Denying the party leadership could be responsible for the movements of every republican, Adams said: “I believe their visit to Colombia to have been ill-advised, even though, as they argue, well-intentioned.”

Adams said that though he is concerned about the men’s plight, his primary concern remains the Irish peace process.

“My priorities have been to defend the peace process, to defend Sinn FTin’s essential contribution to it, and to give proper consideration to the plight of the three men presently in detention in Colombia, their right to a fair trial and the anxieties of their families.

“I have received legal advice from lawyers representing the three men in Colombia. It argues that the congressional hearings, and my presence at them, may well be prejudicial to any possibility of a fair trial.

“It is also my view that the hearings are only coincidentally about Ireland. They are essentially about the relationship between the USA and Colombia. These matters are for the governments of these two countries.”

Adams also said he was satisfied with the IRA’s statement of last Sept. 19 when it said it had sent no one to Colombia to train or to engage in any military cooperation with any group.

“In my conversations with U.S. officials and with political representatives, I have made it clear that Irish republicans, whether as ordinary citizens or as activists, have no desire to interfere in the internal affairs of other countries,” Adams said.

“Anyone who observes our record and our role in the peace process will know our commitment to peace in our own country and throughout the world is steadfast.”

In his letter to Hyde, Adams said the changed name of the committee hearing to “International Global Terrorism: Its Links with Illicit Drugs As Illustrated by the IRA and Other Groups in Colombia” implied that republicans tolerated drug use.

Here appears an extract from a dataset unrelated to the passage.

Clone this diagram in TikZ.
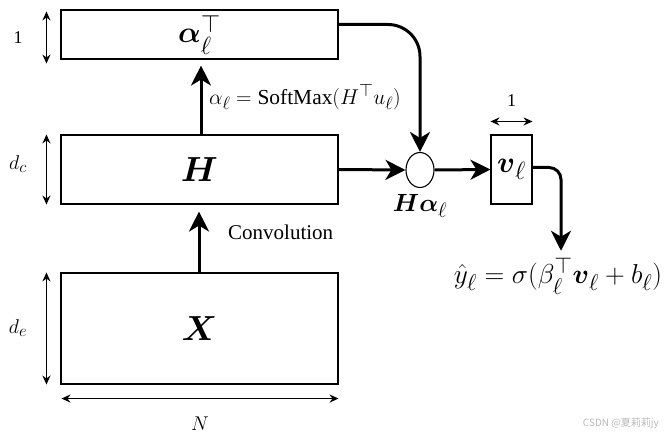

“Irish republicans are resolutely opposed to the scourge of drugs,” Adams wrote. “We have no links to drugs or the drugs trade. Our stand against drugs and the misery they bring to all communities is a matter of public record.

“Sinn Fein is also implacably opposed to international terrorism,” Adams said, adding that the party poses no threat to U.S. security interests.

He said he is concerned that anti-peace process elements had seized on the issue to try to damage the peace process.

The arrest of the three Irish men in Columbia was a possible miscarriage of justice, he said, and is being used to undermine Sinn Fein’s contribution to the peace process.

“In all my dealings with the U.S. government, political leaders and Irish America, going back over many years, I have been open, honest and truthful,” Adams said. “I have honored every commitment I have ever made, publicly or privately.”